• [Given information]:
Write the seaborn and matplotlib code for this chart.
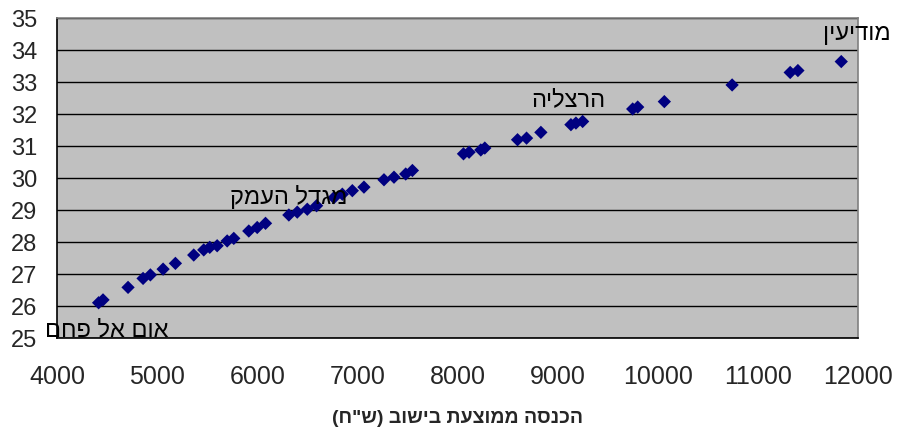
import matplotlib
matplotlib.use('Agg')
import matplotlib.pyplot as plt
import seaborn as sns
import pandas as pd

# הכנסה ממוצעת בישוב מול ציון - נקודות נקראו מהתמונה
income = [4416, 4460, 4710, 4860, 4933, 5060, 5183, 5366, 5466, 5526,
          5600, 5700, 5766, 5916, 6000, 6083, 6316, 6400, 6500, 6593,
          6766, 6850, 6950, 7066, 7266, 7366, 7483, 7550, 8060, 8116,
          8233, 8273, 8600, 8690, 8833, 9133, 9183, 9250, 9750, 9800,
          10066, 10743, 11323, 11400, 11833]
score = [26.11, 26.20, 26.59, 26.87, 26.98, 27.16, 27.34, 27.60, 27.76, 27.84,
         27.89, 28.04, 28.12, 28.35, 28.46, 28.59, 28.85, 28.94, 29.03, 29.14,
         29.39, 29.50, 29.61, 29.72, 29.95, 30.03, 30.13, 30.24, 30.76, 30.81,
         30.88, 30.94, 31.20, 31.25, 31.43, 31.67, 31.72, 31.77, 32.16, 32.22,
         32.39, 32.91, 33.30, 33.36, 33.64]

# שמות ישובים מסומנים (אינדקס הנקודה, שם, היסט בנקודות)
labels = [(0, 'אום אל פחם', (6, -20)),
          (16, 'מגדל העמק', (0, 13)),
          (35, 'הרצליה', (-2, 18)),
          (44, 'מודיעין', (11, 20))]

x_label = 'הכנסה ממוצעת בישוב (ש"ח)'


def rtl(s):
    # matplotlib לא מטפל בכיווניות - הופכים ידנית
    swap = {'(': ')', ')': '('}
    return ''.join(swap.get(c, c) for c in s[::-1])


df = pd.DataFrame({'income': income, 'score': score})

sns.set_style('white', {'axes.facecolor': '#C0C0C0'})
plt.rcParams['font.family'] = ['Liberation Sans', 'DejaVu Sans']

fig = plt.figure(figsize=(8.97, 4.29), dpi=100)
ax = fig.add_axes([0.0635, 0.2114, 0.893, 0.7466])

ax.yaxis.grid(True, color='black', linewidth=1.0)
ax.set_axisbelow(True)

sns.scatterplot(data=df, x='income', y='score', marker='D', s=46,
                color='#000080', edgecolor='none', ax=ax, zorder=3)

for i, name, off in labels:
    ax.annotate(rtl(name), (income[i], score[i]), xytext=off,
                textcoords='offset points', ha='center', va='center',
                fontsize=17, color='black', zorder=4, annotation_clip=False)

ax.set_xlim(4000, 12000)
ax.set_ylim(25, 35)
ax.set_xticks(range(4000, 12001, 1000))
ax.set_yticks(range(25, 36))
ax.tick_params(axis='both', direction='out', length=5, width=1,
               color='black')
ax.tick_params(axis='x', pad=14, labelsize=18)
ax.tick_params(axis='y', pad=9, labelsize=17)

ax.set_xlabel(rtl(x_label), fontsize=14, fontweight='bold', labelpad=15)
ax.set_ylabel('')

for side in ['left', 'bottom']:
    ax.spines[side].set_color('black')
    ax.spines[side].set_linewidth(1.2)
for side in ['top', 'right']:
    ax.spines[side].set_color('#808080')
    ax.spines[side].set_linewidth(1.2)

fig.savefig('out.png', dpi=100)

• [What to work on]:
Produce an exact copy of each line of data, skipping embedded images.

• [Solution for this task]:
Write the seaborn and matplotlib code for this chart.
import matplotlib
matplotlib.use('Agg')
import matplotlib.pyplot as plt
import seaborn as sns
import pandas as pd

# הכנסה ממוצעת בישוב מול ציון - נקודות נקראו מהתמונה
income = [4416, 4460, 4710, 4860, 4933, 5060, 5183, 5366, 5466, 5526,
          5600, 5700, 5766, 5916, 6000, 6083, 6316, 6400, 6500, 6593,
          6766, 6850, 6950, 7066, 7266, 7366, 7483, 7550, 8060, 8116,
          8233, 8273, 8600, 8690, 8833, 9133, 9183, 9250, 9750, 9800,
          10066, 10743, 11323, 11400, 11833]
score = [26.11, 26.20, 26.59, 26.87, 26.98, 27.16, 27.34, 27.60, 27.76, 27.84,
         27.89, 28.04, 28.12, 28.35, 28.46, 28.59, 28.85, 28.94, 29.03, 29.14,
         29.39, 29.50, 29.61, 29.72, 29.95, 30.03, 30.13, 30.24, 30.76, 30.81,
         30.88, 30.94, 31.20, 31.25, 31.43, 31.67, 31.72, 31.77, 32.16, 32.22,
         32.39, 32.91, 33.30, 33.36, 33.64]

# שמות ישובים מסומנים (אינדקס הנקודה, שם, היסט בנקודות)
labels = [(0, 'אום אל פחם', (6, -20)),
          (16, 'מגדל העמק', (0, 13)),
          (35, 'הרצליה', (-2, 18)),
          (44, 'מודיעין', (11, 20))]

x_label = 'הכנסה ממוצעת בישוב (ש"ח)'


def rtl(s):
    # matplotlib לא מטפל בכיווניות - הופכים ידנית
    swap = {'(': ')', ')': '('}
    return ''.join(swap.get(c, c) for c in s[::-1])


df = pd.DataFrame({'income': income, 'score': score})

sns.set_style('white', {'axes.facecolor': '#C0C0C0'})
plt.rcParams['font.family'] = ['Liberation Sans', 'DejaVu Sans']

fig = plt.figure(figsize=(8.97, 4.29), dpi=100)
ax = fig.add_axes([0.0635, 0.2114, 0.893, 0.7466])

ax.yaxis.grid(True, color='black', linewidth=1.0)
ax.set_axisbelow(True)

sns.scatterplot(data=df, x='income', y='score', marker='D', s=46,
                color='#000080', edgecolor='none', ax=ax, zorder=3)

for i, name, off in labels:
    ax.annotate(rtl(name), (income[i], score[i]), xytext=off,
                textcoords='offset points', ha='center', va='center',
                fontsize=17, color='black', zorder=4, annotation_clip=False)

ax.set_xlim(4000, 12000)
ax.set_ylim(25, 35)
ax.set_xticks(range(4000, 12001, 1000))
ax.set_yticks(range(25, 36))
ax.tick_params(axis='both', direction='out', length=5, width=1,
               color='black')
ax.tick_params(axis='x', pad=14, labelsize=18)
ax.tick_params(axis='y', pad=9, labelsize=17)

ax.set_xlabel(rtl(x_label), fontsize=14, fontweight='bold', labelpad=15)
ax.set_ylabel('')

for side in ['left', 'bottom']:
    ax.spines[side].set_color('black')
    ax.spines[side].set_linewidth(1.2)
for side in ['top', 'right']:
    ax.spines[side].set_color('#808080')
    ax.spines[side].set_linewidth(1.2)

fig.savefig('out.png', dpi=100)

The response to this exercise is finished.